Leave out all pictures and return, exactly as written, the lines from the line containing "Give me the D3.js source for this chart." to the line containing "const tStep = 0.05", both ends kept.

## BEGIN PROVIDED RECORDS

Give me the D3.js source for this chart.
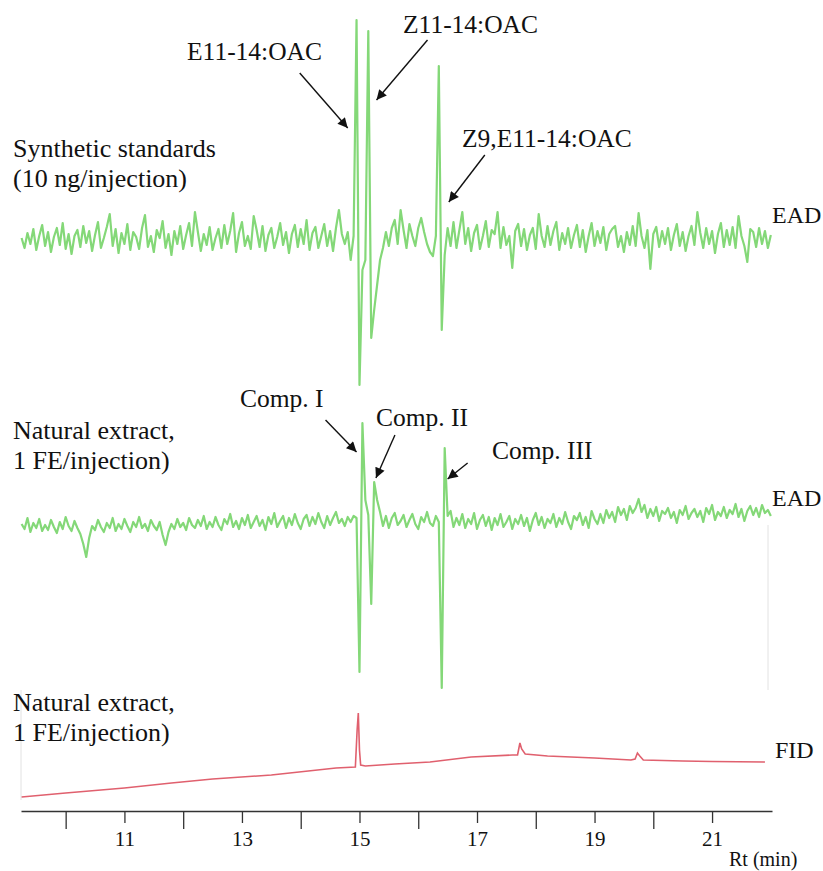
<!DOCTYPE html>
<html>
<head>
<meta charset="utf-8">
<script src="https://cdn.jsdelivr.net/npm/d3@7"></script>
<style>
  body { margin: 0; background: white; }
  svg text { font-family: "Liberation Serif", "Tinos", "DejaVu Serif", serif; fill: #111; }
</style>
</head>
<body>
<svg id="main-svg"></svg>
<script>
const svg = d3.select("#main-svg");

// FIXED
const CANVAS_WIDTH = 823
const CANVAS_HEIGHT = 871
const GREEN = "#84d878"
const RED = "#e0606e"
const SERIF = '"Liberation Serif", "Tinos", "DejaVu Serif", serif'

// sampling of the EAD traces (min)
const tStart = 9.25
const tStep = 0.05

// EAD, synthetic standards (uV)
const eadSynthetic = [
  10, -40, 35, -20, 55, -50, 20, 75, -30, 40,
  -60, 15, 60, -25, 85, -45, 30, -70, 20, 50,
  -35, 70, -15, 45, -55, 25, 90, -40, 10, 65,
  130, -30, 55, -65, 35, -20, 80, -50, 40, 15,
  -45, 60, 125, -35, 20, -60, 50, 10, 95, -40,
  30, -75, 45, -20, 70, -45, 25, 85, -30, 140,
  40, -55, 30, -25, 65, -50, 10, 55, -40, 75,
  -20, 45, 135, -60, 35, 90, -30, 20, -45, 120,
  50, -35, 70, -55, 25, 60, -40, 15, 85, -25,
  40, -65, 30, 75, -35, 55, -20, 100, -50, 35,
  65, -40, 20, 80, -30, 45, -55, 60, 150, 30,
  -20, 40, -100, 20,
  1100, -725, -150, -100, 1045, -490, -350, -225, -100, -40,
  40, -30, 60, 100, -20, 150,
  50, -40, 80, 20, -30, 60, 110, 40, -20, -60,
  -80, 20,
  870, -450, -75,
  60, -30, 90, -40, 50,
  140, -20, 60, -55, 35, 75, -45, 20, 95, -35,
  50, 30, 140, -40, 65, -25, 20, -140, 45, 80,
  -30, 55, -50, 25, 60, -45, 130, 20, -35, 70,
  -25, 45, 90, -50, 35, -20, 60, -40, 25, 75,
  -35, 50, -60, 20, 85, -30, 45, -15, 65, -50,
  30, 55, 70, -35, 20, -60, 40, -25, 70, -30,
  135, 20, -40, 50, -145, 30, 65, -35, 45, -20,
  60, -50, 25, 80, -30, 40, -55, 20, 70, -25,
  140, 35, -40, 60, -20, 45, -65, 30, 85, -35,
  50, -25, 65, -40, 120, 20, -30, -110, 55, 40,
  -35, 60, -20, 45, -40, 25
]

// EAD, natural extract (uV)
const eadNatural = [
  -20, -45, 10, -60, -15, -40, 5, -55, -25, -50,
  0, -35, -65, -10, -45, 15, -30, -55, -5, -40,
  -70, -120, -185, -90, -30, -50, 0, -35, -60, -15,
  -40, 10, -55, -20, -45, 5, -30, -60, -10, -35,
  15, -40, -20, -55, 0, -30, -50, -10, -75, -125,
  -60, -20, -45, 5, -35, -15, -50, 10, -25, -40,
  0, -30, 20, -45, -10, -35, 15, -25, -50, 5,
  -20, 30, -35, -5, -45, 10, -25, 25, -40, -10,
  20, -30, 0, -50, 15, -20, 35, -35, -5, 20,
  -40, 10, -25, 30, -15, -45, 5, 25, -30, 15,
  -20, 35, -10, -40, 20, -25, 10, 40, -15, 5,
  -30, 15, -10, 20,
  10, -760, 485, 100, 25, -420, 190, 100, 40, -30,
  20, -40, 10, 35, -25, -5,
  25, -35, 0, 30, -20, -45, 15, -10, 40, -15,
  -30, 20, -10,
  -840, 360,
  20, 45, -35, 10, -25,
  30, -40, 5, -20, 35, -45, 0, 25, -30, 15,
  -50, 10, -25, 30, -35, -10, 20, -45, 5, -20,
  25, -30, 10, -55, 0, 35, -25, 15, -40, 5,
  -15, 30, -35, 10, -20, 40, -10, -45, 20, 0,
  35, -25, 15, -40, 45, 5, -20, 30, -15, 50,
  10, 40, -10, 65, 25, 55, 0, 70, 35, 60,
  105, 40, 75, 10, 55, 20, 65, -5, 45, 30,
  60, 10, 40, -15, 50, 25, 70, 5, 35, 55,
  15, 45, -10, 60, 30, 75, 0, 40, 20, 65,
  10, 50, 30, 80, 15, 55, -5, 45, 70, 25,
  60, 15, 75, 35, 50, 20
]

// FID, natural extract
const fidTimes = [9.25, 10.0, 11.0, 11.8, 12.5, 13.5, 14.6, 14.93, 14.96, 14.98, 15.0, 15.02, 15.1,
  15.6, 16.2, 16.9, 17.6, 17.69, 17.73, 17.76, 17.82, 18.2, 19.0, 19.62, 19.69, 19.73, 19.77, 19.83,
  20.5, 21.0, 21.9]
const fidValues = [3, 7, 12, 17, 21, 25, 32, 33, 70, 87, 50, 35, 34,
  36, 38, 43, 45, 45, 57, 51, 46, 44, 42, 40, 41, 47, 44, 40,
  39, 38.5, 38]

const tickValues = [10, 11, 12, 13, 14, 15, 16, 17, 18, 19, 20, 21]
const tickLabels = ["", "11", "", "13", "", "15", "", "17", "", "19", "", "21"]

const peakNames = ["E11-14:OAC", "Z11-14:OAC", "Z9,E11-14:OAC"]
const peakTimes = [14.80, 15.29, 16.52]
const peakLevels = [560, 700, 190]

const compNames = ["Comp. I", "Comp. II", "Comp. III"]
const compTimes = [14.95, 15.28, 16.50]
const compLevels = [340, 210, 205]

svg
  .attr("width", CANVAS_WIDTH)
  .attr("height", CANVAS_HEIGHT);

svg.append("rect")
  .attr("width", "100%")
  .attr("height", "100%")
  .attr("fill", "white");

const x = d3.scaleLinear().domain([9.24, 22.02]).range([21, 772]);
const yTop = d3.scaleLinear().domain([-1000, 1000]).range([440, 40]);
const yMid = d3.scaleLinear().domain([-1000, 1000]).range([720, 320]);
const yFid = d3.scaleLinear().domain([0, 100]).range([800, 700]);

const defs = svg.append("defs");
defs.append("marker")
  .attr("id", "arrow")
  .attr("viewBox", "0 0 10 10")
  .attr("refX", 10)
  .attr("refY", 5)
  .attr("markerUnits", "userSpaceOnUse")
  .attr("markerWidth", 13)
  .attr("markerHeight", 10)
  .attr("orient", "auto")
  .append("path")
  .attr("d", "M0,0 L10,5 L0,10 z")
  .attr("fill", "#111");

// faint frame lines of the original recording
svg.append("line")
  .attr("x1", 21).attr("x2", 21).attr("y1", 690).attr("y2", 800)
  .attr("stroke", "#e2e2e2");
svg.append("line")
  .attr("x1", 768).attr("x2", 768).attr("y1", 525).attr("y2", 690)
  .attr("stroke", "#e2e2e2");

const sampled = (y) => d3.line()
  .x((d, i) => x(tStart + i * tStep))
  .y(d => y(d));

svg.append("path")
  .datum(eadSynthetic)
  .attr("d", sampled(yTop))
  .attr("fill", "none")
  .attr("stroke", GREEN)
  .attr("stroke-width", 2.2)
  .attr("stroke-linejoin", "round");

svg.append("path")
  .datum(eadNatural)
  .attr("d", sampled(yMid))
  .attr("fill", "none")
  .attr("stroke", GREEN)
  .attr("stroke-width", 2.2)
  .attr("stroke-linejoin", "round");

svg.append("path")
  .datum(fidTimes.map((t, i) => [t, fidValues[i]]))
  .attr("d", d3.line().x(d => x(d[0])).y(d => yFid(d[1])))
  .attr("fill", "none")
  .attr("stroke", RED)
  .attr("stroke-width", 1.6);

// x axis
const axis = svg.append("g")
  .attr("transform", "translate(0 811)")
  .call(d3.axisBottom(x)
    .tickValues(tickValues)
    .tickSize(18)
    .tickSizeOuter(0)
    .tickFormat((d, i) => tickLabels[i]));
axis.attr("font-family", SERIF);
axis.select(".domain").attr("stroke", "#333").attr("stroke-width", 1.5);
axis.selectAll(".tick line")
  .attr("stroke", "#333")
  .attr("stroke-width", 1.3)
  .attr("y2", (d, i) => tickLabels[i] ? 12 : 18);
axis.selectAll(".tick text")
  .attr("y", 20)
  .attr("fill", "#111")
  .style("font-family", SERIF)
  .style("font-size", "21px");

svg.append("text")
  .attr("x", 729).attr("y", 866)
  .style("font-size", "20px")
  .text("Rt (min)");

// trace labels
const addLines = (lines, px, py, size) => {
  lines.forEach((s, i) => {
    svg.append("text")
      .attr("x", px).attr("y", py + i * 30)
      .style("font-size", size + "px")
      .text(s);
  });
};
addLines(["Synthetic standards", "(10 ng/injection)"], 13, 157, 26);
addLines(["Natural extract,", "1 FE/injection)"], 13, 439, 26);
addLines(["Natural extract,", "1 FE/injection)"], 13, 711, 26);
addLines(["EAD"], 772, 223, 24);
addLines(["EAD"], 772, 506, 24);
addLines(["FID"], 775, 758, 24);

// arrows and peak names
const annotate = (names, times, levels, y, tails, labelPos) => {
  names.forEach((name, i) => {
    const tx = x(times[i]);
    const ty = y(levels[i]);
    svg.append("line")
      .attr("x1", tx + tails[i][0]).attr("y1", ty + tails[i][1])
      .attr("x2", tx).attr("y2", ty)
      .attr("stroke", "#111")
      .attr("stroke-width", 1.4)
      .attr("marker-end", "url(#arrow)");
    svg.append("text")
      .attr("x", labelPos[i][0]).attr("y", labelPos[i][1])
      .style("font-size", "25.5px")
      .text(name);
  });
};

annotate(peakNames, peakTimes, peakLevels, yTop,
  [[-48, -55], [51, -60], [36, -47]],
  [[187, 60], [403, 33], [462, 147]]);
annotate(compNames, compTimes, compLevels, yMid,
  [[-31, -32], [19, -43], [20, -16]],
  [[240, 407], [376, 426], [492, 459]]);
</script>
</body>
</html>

## END PROVIDED RECORDS
## BEGIN PROVIDED RECORDS

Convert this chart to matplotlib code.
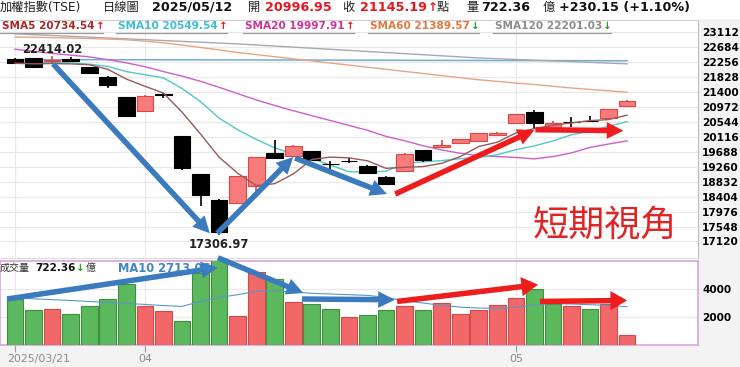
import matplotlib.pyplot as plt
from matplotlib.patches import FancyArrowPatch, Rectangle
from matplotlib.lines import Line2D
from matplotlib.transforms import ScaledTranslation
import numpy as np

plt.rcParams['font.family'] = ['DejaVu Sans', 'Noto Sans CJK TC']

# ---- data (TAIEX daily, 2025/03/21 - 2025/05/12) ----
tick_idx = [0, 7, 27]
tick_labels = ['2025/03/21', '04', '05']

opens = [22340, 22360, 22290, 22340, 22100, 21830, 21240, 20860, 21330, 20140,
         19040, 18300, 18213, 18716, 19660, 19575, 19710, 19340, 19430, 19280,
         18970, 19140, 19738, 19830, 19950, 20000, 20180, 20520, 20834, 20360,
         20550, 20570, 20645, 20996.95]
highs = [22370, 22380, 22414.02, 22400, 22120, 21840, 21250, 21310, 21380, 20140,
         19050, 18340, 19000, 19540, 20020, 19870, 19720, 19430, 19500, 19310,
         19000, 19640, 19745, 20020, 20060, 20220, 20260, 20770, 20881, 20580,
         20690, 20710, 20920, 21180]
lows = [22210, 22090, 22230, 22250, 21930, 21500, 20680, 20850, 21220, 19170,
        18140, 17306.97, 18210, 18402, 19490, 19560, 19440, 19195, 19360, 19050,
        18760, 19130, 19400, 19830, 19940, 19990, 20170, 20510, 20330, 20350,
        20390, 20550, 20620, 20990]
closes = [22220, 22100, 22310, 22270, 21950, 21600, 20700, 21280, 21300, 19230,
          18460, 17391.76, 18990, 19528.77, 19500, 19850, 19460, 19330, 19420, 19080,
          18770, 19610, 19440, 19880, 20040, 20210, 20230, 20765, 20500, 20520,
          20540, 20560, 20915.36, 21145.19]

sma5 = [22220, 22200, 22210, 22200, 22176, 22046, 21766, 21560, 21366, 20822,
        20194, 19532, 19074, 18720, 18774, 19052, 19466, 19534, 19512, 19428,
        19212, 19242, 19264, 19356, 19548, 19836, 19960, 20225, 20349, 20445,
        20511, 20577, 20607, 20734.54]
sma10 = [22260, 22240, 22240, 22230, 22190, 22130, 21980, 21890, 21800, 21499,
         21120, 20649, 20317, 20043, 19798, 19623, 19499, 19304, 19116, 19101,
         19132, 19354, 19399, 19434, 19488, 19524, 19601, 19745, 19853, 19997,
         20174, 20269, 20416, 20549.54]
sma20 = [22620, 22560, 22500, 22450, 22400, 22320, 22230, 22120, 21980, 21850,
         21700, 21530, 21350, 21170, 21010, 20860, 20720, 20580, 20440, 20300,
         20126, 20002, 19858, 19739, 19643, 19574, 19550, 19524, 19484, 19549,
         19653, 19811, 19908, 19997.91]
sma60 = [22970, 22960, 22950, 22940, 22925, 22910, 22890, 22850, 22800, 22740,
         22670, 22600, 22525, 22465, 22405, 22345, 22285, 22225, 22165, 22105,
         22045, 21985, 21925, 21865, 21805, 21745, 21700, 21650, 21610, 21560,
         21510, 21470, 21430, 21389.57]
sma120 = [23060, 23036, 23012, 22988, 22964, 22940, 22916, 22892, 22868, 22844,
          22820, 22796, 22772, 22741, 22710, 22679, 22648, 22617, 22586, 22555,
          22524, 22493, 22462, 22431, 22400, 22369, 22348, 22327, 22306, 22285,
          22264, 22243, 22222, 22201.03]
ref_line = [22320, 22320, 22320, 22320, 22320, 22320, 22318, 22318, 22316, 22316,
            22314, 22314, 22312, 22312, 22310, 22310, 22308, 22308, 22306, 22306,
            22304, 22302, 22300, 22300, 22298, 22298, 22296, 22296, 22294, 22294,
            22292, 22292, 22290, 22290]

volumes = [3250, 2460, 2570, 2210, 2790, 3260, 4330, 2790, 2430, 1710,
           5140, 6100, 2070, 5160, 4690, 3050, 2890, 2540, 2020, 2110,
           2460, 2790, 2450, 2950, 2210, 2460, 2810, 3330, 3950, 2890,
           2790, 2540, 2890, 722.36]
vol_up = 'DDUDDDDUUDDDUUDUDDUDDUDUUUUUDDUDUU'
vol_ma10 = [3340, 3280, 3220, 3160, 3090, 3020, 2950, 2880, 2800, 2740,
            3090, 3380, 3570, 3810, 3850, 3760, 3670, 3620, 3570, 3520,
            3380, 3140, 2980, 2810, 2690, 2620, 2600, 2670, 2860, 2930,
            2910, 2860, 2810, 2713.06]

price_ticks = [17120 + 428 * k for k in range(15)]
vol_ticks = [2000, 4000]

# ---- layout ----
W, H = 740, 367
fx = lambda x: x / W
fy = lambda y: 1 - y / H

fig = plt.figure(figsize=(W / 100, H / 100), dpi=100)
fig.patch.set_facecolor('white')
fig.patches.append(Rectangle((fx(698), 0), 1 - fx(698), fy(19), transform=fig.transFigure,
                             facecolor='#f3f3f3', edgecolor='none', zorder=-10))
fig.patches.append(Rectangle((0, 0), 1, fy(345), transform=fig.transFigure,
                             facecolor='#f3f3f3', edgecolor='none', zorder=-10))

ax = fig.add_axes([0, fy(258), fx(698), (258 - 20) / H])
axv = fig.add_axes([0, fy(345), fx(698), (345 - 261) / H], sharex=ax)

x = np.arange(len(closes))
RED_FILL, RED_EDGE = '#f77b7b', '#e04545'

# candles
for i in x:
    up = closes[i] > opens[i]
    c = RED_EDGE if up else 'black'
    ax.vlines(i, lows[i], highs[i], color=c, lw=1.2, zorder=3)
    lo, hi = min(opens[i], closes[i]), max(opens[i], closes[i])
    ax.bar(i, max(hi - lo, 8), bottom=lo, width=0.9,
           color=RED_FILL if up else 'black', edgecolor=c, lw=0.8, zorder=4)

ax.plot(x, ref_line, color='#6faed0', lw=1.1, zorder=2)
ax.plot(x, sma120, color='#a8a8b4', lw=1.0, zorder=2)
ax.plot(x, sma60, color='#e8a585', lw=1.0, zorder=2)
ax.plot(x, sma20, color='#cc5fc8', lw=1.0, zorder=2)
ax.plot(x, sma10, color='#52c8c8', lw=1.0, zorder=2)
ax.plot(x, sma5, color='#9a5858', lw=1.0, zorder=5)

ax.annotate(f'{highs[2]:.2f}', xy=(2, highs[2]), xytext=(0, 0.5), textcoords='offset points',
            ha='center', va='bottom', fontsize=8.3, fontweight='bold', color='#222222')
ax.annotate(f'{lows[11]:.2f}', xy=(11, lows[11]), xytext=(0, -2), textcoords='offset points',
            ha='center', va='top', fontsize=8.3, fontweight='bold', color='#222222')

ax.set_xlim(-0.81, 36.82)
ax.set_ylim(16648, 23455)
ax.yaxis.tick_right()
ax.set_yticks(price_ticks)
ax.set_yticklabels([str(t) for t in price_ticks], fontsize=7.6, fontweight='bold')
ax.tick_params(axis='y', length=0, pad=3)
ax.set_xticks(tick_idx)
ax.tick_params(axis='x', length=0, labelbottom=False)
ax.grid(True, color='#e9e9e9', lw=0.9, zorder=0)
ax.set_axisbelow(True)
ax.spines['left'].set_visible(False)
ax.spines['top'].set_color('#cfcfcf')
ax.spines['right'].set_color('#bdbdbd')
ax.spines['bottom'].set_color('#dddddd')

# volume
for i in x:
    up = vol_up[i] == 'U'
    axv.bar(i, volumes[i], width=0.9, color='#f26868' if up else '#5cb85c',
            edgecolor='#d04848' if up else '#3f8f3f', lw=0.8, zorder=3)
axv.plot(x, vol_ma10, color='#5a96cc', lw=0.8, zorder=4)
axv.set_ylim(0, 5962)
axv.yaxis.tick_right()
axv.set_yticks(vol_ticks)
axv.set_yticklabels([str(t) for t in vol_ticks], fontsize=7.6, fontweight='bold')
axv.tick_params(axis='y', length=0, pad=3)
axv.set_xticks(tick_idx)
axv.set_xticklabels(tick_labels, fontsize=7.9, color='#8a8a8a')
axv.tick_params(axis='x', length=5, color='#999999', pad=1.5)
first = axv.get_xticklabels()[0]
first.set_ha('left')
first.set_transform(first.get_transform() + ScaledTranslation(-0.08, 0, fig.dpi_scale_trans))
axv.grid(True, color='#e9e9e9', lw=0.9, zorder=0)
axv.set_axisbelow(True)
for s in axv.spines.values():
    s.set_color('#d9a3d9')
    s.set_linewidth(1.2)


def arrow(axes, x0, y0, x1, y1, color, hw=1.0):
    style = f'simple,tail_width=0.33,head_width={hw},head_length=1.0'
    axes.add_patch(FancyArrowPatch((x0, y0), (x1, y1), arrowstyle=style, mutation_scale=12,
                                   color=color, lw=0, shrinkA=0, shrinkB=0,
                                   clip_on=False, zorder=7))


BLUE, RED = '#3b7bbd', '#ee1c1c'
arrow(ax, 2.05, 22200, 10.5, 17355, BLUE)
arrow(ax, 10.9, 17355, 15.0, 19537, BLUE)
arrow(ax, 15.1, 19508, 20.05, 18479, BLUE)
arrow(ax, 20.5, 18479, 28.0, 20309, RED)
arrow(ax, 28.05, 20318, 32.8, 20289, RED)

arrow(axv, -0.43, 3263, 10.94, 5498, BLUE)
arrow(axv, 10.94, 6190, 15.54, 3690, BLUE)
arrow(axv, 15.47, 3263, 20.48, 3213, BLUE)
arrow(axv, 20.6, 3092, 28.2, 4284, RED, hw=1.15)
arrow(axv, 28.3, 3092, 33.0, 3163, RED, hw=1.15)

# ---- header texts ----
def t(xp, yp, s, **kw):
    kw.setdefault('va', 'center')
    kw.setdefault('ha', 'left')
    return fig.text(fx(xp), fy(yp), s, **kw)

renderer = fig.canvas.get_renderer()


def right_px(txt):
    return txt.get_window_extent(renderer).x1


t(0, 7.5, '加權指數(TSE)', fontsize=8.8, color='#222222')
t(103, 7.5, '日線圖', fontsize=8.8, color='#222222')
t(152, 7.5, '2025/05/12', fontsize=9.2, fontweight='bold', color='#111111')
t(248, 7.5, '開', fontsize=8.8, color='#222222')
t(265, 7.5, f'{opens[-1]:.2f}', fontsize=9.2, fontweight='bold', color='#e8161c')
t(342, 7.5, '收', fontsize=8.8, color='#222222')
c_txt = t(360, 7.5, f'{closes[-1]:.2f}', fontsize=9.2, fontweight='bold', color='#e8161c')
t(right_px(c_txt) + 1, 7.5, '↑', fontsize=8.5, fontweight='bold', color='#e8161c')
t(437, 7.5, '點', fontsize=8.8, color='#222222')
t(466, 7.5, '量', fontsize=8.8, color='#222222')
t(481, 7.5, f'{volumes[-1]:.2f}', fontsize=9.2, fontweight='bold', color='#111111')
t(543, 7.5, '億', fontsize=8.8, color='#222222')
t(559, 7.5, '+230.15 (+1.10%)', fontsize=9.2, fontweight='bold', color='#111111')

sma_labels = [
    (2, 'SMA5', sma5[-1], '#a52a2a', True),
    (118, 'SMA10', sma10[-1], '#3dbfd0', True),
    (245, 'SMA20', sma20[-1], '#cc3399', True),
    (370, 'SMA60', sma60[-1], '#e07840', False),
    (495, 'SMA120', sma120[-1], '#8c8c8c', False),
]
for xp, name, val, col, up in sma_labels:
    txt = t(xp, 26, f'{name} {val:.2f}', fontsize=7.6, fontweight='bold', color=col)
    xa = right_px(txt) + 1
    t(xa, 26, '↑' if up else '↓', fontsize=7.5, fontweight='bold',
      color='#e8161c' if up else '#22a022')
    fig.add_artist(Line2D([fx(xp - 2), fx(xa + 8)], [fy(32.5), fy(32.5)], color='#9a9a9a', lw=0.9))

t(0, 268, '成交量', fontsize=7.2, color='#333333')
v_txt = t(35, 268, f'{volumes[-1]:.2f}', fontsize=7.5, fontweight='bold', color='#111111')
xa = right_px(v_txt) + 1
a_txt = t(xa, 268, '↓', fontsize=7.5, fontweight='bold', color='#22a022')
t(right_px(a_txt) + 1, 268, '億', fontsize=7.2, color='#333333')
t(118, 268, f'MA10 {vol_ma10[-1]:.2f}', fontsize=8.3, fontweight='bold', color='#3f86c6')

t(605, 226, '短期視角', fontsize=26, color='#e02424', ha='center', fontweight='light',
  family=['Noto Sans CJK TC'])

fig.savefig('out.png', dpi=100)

## END PROVIDED RECORDS

### THE SOLUTION
Give me the D3.js source for this chart.
<!DOCTYPE html>
<html>
<head>
<meta charset="utf-8">
<script src="https://cdn.jsdelivr.net/npm/d3@7"></script>
<style>
  body { margin: 0; background: white; }
  svg text { font-family: "Liberation Serif", "Tinos", "DejaVu Serif", serif; fill: #111; }
</style>
</head>
<body>
<svg id="main-svg"></svg>
<script>
const svg = d3.select("#main-svg");

// FIXED
const CANVAS_WIDTH = 823
const CANVAS_HEIGHT = 871
const GREEN = "#84d878"
const RED = "#e0606e"
const SERIF = '"Liberation Serif", "Tinos", "DejaVu Serif", serif'

// sampling of the EAD traces (min)
const tStart = 9.25
const tStep = 0.05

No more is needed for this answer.